## Aim of the task
Copy out the material below in full, but not its images.

## Collected data

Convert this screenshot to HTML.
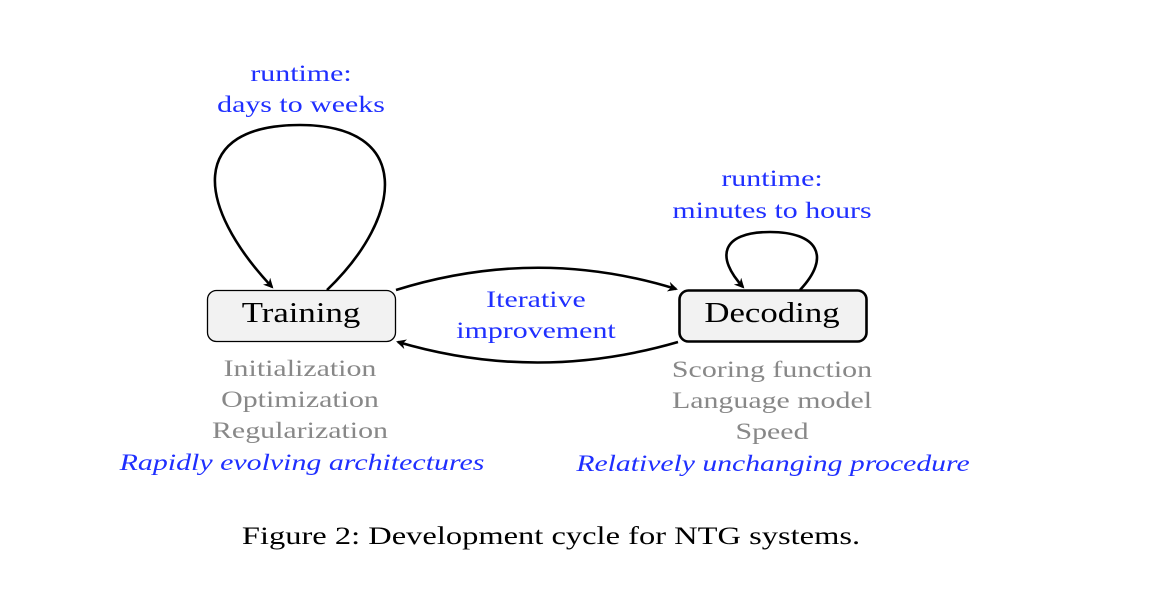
<!DOCTYPE html>
<html><head><style>
body{margin:0;width:1162px;height:590px;background:#fff;position:relative;font-family:"Liberation Serif",serif;overflow:hidden}
.t{position:absolute;white-space:nowrap;text-align:center;transform:translateX(-50%) scaleX(1.3)}
.b{color:#1f2fff}
.g{color:#888}
</style></head><body>
<svg width="1162" height="590" style="position:absolute;left:0;top:0">
<defs><marker id="a" markerWidth="10" markerHeight="10" refX="8" refY="5" orient="auto" markerUnits="userSpaceOnUse"><path d="M0,0 L10,5 L0,10 L3,5z" fill="#000"/></marker></defs>
<rect x="207.5" y="290.5" width="188" height="51" rx="9" fill="#f2f2f2" stroke="#000" stroke-width="1.3"/>
<rect x="679.5" y="290.5" width="187" height="51" rx="9" fill="#f2f2f2" stroke="#000" stroke-width="2.6"/>
<g fill="none" stroke="#000" stroke-width="2.6">
<path d="M327,290 C405,215 412,125 300,125 C188,125 195,205 272,287" marker-end="url(#a)"/>
<path d="M800,290 C832,256 817,232 770,232 C720,232 716,258 743,287" marker-end="url(#a)"/>
<path d="M396,290 Q537,246 676,289" marker-end="url(#a)"/>
<path d="M678,342 Q537,383 398,342" marker-end="url(#a)"/>
</g>
</svg>
<div class="t b" style="left:301px;top:58px;font-size:23px;line-height:31px">runtime:<br>days to weeks</div>
<div class="t b" style="left:772px;top:163px;font-size:23px;line-height:32px">runtime:<br>minutes to hours</div>
<div class="t b" style="left:536px;top:284px;font-size:23px;line-height:31px">Iterative<br>improvement</div>
<div class="t" style="left:301px;top:296px;font-size:29px;line-height:34px;transform:translateX(-50%) scaleX(1.2)">Training</div>
<div class="t" style="left:772px;top:296px;font-size:29px;line-height:34px;transform:translateX(-50%) scaleX(1.2)">Decoding</div>
<div class="t g" style="left:300px;top:353px;font-size:23px;line-height:31px">Initialization<br>Optimization<br>Regularization</div>
<div class="t b" style="left:302px;top:447px;font-size:23px;line-height:31px;font-style:italic;transform:translateX(-50%) scaleX(1.3)">Rapidly evolving architectures</div>
<div class="t g" style="left:772px;top:354px;font-size:23px;line-height:31px">Scoring function<br>Language model<br>Speed</div>
<div class="t b" style="left:773px;top:448px;font-size:23px;line-height:31px;font-style:italic;transform:translateX(-50%) scaleX(1.29)">Relatively unchanging procedure</div>
<div class="t" style="left:551px;top:521px;font-size:25px;line-height:32px">Figure 2: Development cycle for NTG systems.</div>
</body></html>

## Result
Convert this screenshot to HTML.
<!DOCTYPE html>
<html><head><style>
body{margin:0;width:1162px;height:590px;background:#fff;position:relative;font-family:"Liberation Serif",serif;overflow:hidden}
.t{position:absolute;white-space:nowrap;text-align:center;transform:translateX(-50%) scaleX(1.3)}
.b{color:#1f2fff}
.g{color:#888}
</style></head><body>
<svg width="1162" height="590" style="position:absolute;left:0;top:0">
<defs><marker id="a" markerWidth="10" markerHeight="10" refX="8" refY="5" orient="auto" markerUnits="userSpaceOnUse"><path d="M0,0 L10,5 L0,10 L3,5z" fill="#000"/></marker></defs>
<rect x="207.5" y="290.5" width="188" height="51" rx="9" fill="#f2f2f2" stroke="#000" stroke-width="1.3"/>
<rect x="679.5" y="290.5" width="187" height="51" rx="9" fill="#f2f2f2" stroke="#000" stroke-width="2.6"/>
<g fill="none" stroke="#000" stroke-width="2.6">
<path d="M327,290 C405,215 412,125 300,125 C188,125 195,205 272,287" marker-end="url(#a)"/>
<path d="M800,290 C832,256 817,232 770,232 C720,232 716,258 743,287" marker-end="url(#a)"/>
<path d="M396,290 Q537,246 676,289" marker-end="url(#a)"/>
<path d="M678,342 Q537,383 398,342" marker-end="url(#a)"/>
</g>
</svg>
<div class="t b" style="left:301px;top:58px;font-size:23px;line-height:31px">runtime:<br>days to weeks</div>
<div class="t b" style="left:772px;top:163px;font-size:23px;line-height:32px">runtime:<br>minutes to hours</div>
<div class="t b" style="left:536px;top:284px;font-size:23px;line-height:31px">Iterative<br>improvement</div>
<div class="t" style="left:301px;top:296px;font-size:29px;line-height:34px;transform:translateX(-50%) scaleX(1.2)">Training</div>
<div class="t" style="left:772px;top:296px;font-size:29px;line-height:34px;transform:translateX(-50%) scaleX(1.2)">Decoding</div>
<div class="t g" style="left:300px;top:353px;font-size:23px;line-height:31px">Initialization<br>Optimization<br>Regularization</div>
<div class="t b" style="left:302px;top:447px;font-size:23px;line-height:31px;font-style:italic;transform:translateX(-50%) scaleX(1.3)">Rapidly evolving architectures</div>
<div class="t g" style="left:772px;top:354px;font-size:23px;line-height:31px">Scoring function<br>Language model<br>Speed</div>
<div class="t b" style="left:773px;top:448px;font-size:23px;line-height:31px;font-style:italic;transform:translateX(-50%) scaleX(1.29)">Relatively unchanging procedure</div>
<div class="t" style="left:551px;top:521px;font-size:25px;line-height:32px">Figure 2: Development cycle for NTG systems.</div>
</body></html>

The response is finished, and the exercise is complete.